*INFORMATION SUPPLIED*
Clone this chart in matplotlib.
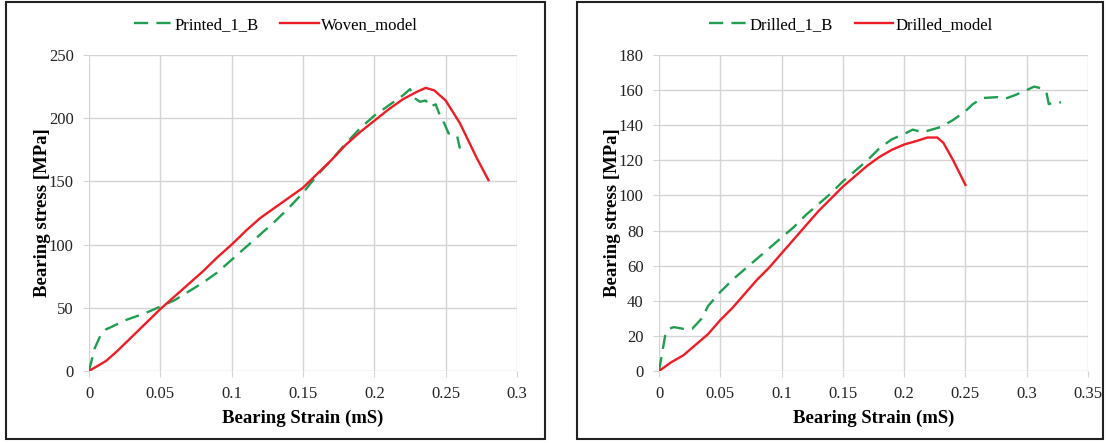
import numpy as np
import matplotlib.pyplot as plt
from matplotlib.patches import Rectangle

plt.rcParams['font.family'] = ['Liberation Serif', 'DejaVu Serif']

# Left panel: printed specimen vs woven model
printed_strain = [0, 0.004, 0.008, 0.012, 0.016, 0.025, 0.04, 0.05, 0.06, 0.07, 0.08, 0.09, 0.1,
                  0.11, 0.12, 0.13, 0.14, 0.15, 0.16, 0.17, 0.18, 0.19, 0.2, 0.21, 0.22, 0.225,
                  0.228, 0.232, 0.236, 0.239, 0.243, 0.246, 0.249, 0.252, 0.255, 0.258, 0.26]
printed_stress = [0, 18, 28, 33, 35, 40, 46, 51, 56, 63, 70, 78, 88,
                  98, 108, 118, 129, 141, 155, 167, 180, 192, 202, 210, 218, 223,
                  216, 213, 214, 209, 211, 202, 196, 188, 187, 186, 176]
woven_strain = [0, 0.012, 0.02, 0.03, 0.04, 0.05, 0.06, 0.07, 0.08, 0.09, 0.1, 0.11, 0.12,
                0.13, 0.14, 0.15, 0.16, 0.17, 0.18, 0.19, 0.2, 0.21, 0.22, 0.23, 0.236,
                0.242, 0.25, 0.26, 0.272, 0.28]
woven_stress = [0, 8, 16, 27, 38, 49, 59, 69, 79, 90, 100, 111, 121,
                129, 137, 145, 156, 167, 179, 189, 198, 207, 215, 221, 224,
                222, 214, 196, 168, 151]

# Right panel: drilled specimen vs drilled model
drilled_strain = [0, 0.005, 0.008, 0.012, 0.02, 0.027, 0.035, 0.04, 0.05, 0.06, 0.07, 0.08, 0.09,
                  0.1, 0.11, 0.12, 0.13, 0.14, 0.15, 0.16, 0.17, 0.18, 0.19, 0.2, 0.207, 0.215,
                  0.23, 0.24, 0.25, 0.256, 0.264, 0.276, 0.282, 0.29, 0.3, 0.306, 0.312, 0.316,
                  0.318, 0.322, 0.328]
drilled_stress = [0, 20, 24, 25, 24, 24, 30, 37, 45, 52, 58, 64, 70,
                  76, 82, 89, 95, 101, 108, 114, 120, 127, 132, 135, 137.5, 136,
                  139, 143, 148, 152, 155.5, 156, 155, 157, 160, 162, 161, 159,
                  152, 153, 153]
dmodel_strain = [0, 0.01, 0.02, 0.03, 0.04, 0.05, 0.06, 0.07, 0.08, 0.09, 0.1, 0.11, 0.12,
                 0.13, 0.14, 0.15, 0.16, 0.17, 0.18, 0.19, 0.2, 0.21, 0.219, 0.227, 0.232,
                 0.24, 0.25]
dmodel_stress = [0, 5, 9, 15, 21, 29, 36, 44, 52, 59, 67, 75, 83,
                 91, 98, 105, 111, 117, 122, 126, 129, 131, 133, 133, 130,
                 120, 106]

green = '#1f9e50'
red = '#ee1c25'

fig = plt.figure(figsize=(11.08, 4.43), dpi=100)
W, H = 1108, 443

def px_axes(x0, x1, y0, y1):
    return fig.add_axes([x0 / W, 1 - y1 / H, (x1 - x0) / W, (y1 - y0) / H])

ax1 = px_axes(89, 517, 55, 371)
ax2 = px_axes(659, 1088, 55, 371)

ax1.plot(printed_strain, printed_stress, color=green, lw=1.7, dashes=(6, 3.5), label='Printed_1_B')
ax1.plot(woven_strain, woven_stress, color=red, lw=1.7, label='Woven_model')
ax1.set_xlim(0, 0.3)
ax1.set_ylim(0, 250)
ax1.set_xticks(np.arange(0, 0.31, 0.05))
ax1.set_xticklabels(['0', '0.05', '0.1', '0.15', '0.2', '0.25', '0.3'])
ax1.set_yticks(np.arange(0, 251, 50))

ax2.plot(drilled_strain, drilled_stress, color=green, lw=1.7, dashes=(6, 3.5), label='Drilled_1_B')
ax2.plot(dmodel_strain, dmodel_stress, color=red, lw=1.7, label='Drilled_model')
ax2.set_xlim(0, 0.35)
ax2.set_ylim(0, 180)
ax2.set_xticks(np.arange(0, 0.351, 0.05))
ax2.set_xticklabels(['0', '0.05', '0.1', '0.15', '0.2', '0.25', '0.3', '0.35'])
ax2.set_yticks(np.arange(0, 181, 20))

for ax, cx in [(ax1, 276), (ax2, 851)]:
    for s in ax.spines.values():
        s.set_visible(False)
    ax.grid(True, color='#d4d4d4', lw=1)
    ax.set_axisbelow(True)
    ax.tick_params(length=4, color='#d4d4d4', labelsize=12, pad=7, labelcolor='#222222')
    ax.set_xlabel('Bearing Strain (mS)', fontsize=13.5, fontweight='bold', labelpad=5)
    ax.set_ylabel('Bearing stress [MPa]', fontsize=13.5, fontweight='bold', labelpad=-1.5)
    ax.legend(loc='center', bbox_to_anchor=(cx / W, 1 - 25 / H), bbox_transform=fig.transFigure,
              ncol=2, frameon=False, fontsize=12, handlelength=2.3, handletextpad=0.15,
              columnspacing=1.3)

# panel borders
for x0, x1 in [(6, 545), (577, 1103)]:
    fig.patches.append(Rectangle((x0 / W, 4 / H), (x1 - x0) / W, (441 - 4) / H,
                                 transform=fig.transFigure, fill=False,
                                 edgecolor='#222222', lw=1.5))

fig.savefig('out.png', dpi=100)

*WHAT TO WORK ON*
Retype everything in the material word for word, minus pictures.

*RESPONSE TO THE EXERCISE*
Clone this chart in matplotlib.
import numpy as np
import matplotlib.pyplot as plt
from matplotlib.patches import Rectangle

plt.rcParams['font.family'] = ['Liberation Serif', 'DejaVu Serif']

# Left panel: printed specimen vs woven model
printed_strain = [0, 0.004, 0.008, 0.012, 0.016, 0.025, 0.04, 0.05, 0.06, 0.07, 0.08, 0.09, 0.1,
                  0.11, 0.12, 0.13, 0.14, 0.15, 0.16, 0.17, 0.18, 0.19, 0.2, 0.21, 0.22, 0.225,
                  0.228, 0.232, 0.236, 0.239, 0.243, 0.246, 0.249, 0.252, 0.255, 0.258, 0.26]
printed_stress = [0, 18, 28, 33, 35, 40, 46, 51, 56, 63, 70, 78, 88,
                  98, 108, 118, 129, 141, 155, 167, 180, 192, 202, 210, 218, 223,
                  216, 213, 214, 209, 211, 202, 196, 188, 187, 186, 176]
woven_strain = [0, 0.012, 0.02, 0.03, 0.04, 0.05, 0.06, 0.07, 0.08, 0.09, 0.1, 0.11, 0.12,
                0.13, 0.14, 0.15, 0.16, 0.17, 0.18, 0.19, 0.2, 0.21, 0.22, 0.23, 0.236,
                0.242, 0.25, 0.26, 0.272, 0.28]
woven_stress = [0, 8, 16, 27, 38, 49, 59, 69, 79, 90, 100, 111, 121,
                129, 137, 145, 156, 167, 179, 189, 198, 207, 215, 221, 224,
                222, 214, 196, 168, 151]

# Right panel: drilled specimen vs drilled model
drilled_strain = [0, 0.005, 0.008, 0.012, 0.02, 0.027, 0.035, 0.04, 0.05, 0.06, 0.07, 0.08, 0.09,
                  0.1, 0.11, 0.12, 0.13, 0.14, 0.15, 0.16, 0.17, 0.18, 0.19, 0.2, 0.207, 0.215,
                  0.23, 0.24, 0.25, 0.256, 0.264, 0.276, 0.282, 0.29, 0.3, 0.306, 0.312, 0.316,
                  0.318, 0.322, 0.328]
drilled_stress = [0, 20, 24, 25, 24, 24, 30, 37, 45, 52, 58, 64, 70,
                  76, 82, 89, 95, 101, 108, 114, 120, 127, 132, 135, 137.5, 136,
                  139, 143, 148, 152, 155.5, 156, 155, 157, 160, 162, 161, 159,
                  152, 153, 153]
dmodel_strain = [0, 0.01, 0.02, 0.03, 0.04, 0.05, 0.06, 0.07, 0.08, 0.09, 0.1, 0.11, 0.12,
                 0.13, 0.14, 0.15, 0.16, 0.17, 0.18, 0.19, 0.2, 0.21, 0.219, 0.227, 0.232,
                 0.24, 0.25]
dmodel_stress = [0, 5, 9, 15, 21, 29, 36, 44, 52, 59, 67, 75, 83,
                 91, 98, 105, 111, 117, 122, 126, 129, 131, 133, 133, 130,
                 120, 106]

green = '#1f9e50'
red = '#ee1c25'

fig = plt.figure(figsize=(11.08, 4.43), dpi=100)
W, H = 1108, 443

def px_axes(x0, x1, y0, y1):
    return fig.add_axes([x0 / W, 1 - y1 / H, (x1 - x0) / W, (y1 - y0) / H])

ax1 = px_axes(89, 517, 55, 371)
ax2 = px_axes(659, 1088, 55, 371)

ax1.plot(printed_strain, printed_stress, color=green, lw=1.7, dashes=(6, 3.5), label='Printed_1_B')
ax1.plot(woven_strain, woven_stress, color=red, lw=1.7, label='Woven_model')
ax1.set_xlim(0, 0.3)
ax1.set_ylim(0, 250)
ax1.set_xticks(np.arange(0, 0.31, 0.05))
ax1.set_xticklabels(['0', '0.05', '0.1', '0.15', '0.2', '0.25', '0.3'])
ax1.set_yticks(np.arange(0, 251, 50))

ax2.plot(drilled_strain, drilled_stress, color=green, lw=1.7, dashes=(6, 3.5), label='Drilled_1_B')
ax2.plot(dmodel_strain, dmodel_stress, color=red, lw=1.7, label='Drilled_model')
ax2.set_xlim(0, 0.35)
ax2.set_ylim(0, 180)
ax2.set_xticks(np.arange(0, 0.351, 0.05))
ax2.set_xticklabels(['0', '0.05', '0.1', '0.15', '0.2', '0.25', '0.3', '0.35'])
ax2.set_yticks(np.arange(0, 181, 20))

for ax, cx in [(ax1, 276), (ax2, 851)]:
    for s in ax.spines.values():
        s.set_visible(False)
    ax.grid(True, color='#d4d4d4', lw=1)
    ax.set_axisbelow(True)
    ax.tick_params(length=4, color='#d4d4d4', labelsize=12, pad=7, labelcolor='#222222')
    ax.set_xlabel('Bearing Strain (mS)', fontsize=13.5, fontweight='bold', labelpad=5)
    ax.set_ylabel('Bearing stress [MPa]', fontsize=13.5, fontweight='bold', labelpad=-1.5)
    ax.legend(loc='center', bbox_to_anchor=(cx / W, 1 - 25 / H), bbox_transform=fig.transFigure,
              ncol=2, frameon=False, fontsize=12, handlelength=2.3, handletextpad=0.15,
              columnspacing=1.3)

# panel borders
for x0, x1 in [(6, 545), (577, 1103)]:
    fig.patches.append(Rectangle((x0 / W, 4 / H), (x1 - x0) / W, (441 - 4) / H,
                                 transform=fig.transFigure, fill=False,
                                 edgecolor='#222222', lw=1.5))

fig.savefig('out.png', dpi=100)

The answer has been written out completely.